Molecular modeling of the microstructure evolution during carbon fiber processing
S Desai and CY Li and TT Shen and A Strachan, JOURNAL OF CHEMICAL PHYSICS, 147, 224705 (2017).
The rational design of carbon fibers with desired properties requires quantitative relationships between the processing conditions, microstructure, and resulting properties. We developed a molecular model that combines kinetic Monte Carlo and molecular dynamics techniques to predict the microstructure evolution during the processes of carbonization and graphitization of polyacrylonitrile (PAN)-based carbon fibers. The model accurately predicts the cross-sectional microstructure of the fibers with the molecular structure of the stabilized PAN fibers and physics-based chemical reaction rates as the only inputs. The resulting structures exhibit key features observed in electron microcopy studies such as curved graphitic sheets and hairpin structures. In addition, computed X-ray diffraction patterns are in good agreement with experiments. We predict the transverse moduli of the resulting fibers between 1 GPa and 5GPa, in good agreement with experimental results for high modulus fibers and slightly lower than those of high-strength fibers.

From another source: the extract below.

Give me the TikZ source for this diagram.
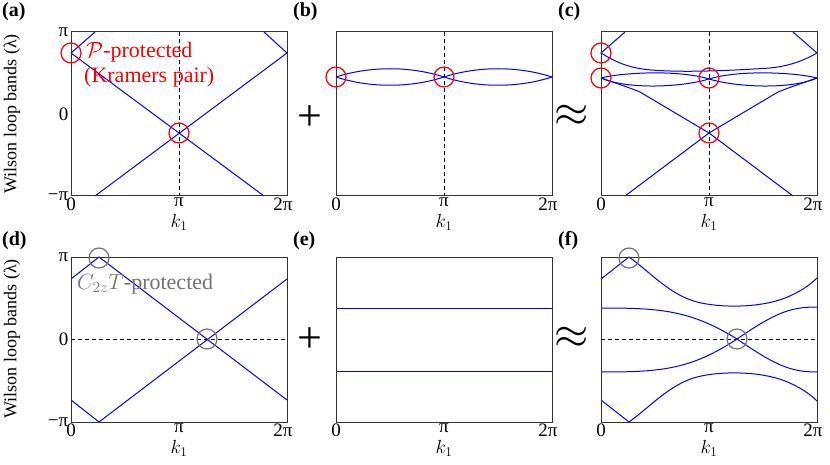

The transverse modulus is governed by sliding between graphitic sheets, and the relatively low value for the predicted microstructures can be attributed to their perfect longitudinal texture. Finally, the simulations provide insight into the relationships between chemical kinetics and the final microstructure; we observe that high reaction rates result in porous structures with lower moduli. Published by AIP Publishing.